If prices are adjusted for inflation, he thinks that prices will never recover their recent highs.

“If you look at historical data, home prices have stayed pretty much flat in real terms, maybe being a few percentage points above inflation or income,” he said. “That’s why the run-up in prices the past eight years was so peculiar. And the run-up is what created the bubble.”






2 responses to ““flip this house” going to reruns indefinitely?”

  1. Michael Avatar

    Eric, do you think real estate prices have dropped significantly in the Bay Area? The data I have shows that prices have just stopped increasing but that maybe prices will eventually fall.

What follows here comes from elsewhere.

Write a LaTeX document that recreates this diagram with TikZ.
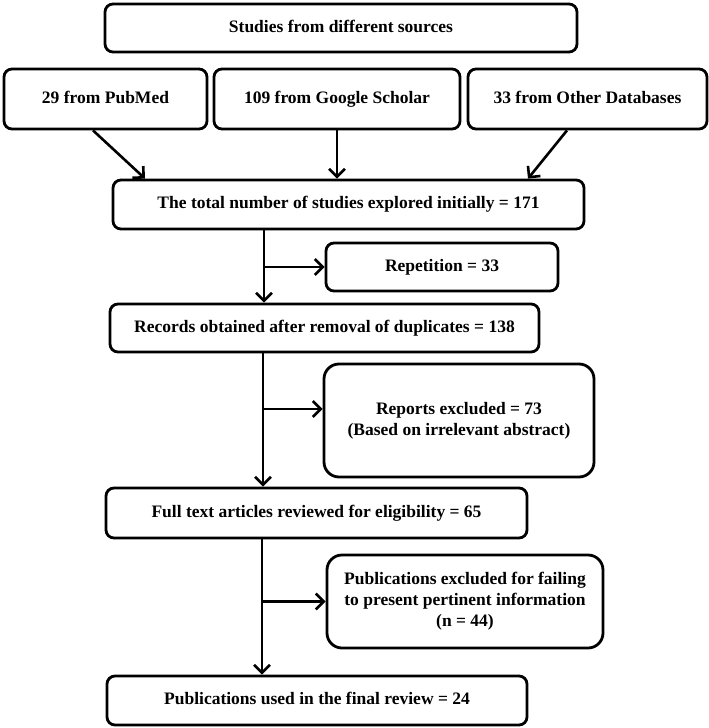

    Socketsite shows that single family home prices dropped by about 4% since last year and condo prices increased by about 2%. Given that residential real estate prices were growing at >20% per year for several years, a 4% decline doesn’t seem like the bursting bubble people were expecting.

    Of course, prices are declining pretty rapidly elsewhere in the country. The Boston residential real estate market has seen a >20% decline recently.

  2. eric Avatar

    that’s a good question michael. i read a lot about the real estate market, but i don’t consider myself an expert. that article on socketsite asks whether this is the buy-the-dip situation sidelined buyers have been waiting for, or whether this is the start of a longer process. my best guess would be the latter, based on the way housing cycles have unfolded in the past.

    one critical factor, in my opinion, will be whether the housing recession causes a downturn in the broader economy. the current situation is unusual in that prices are falling and sales slowing *before* a downturn in the economy at large.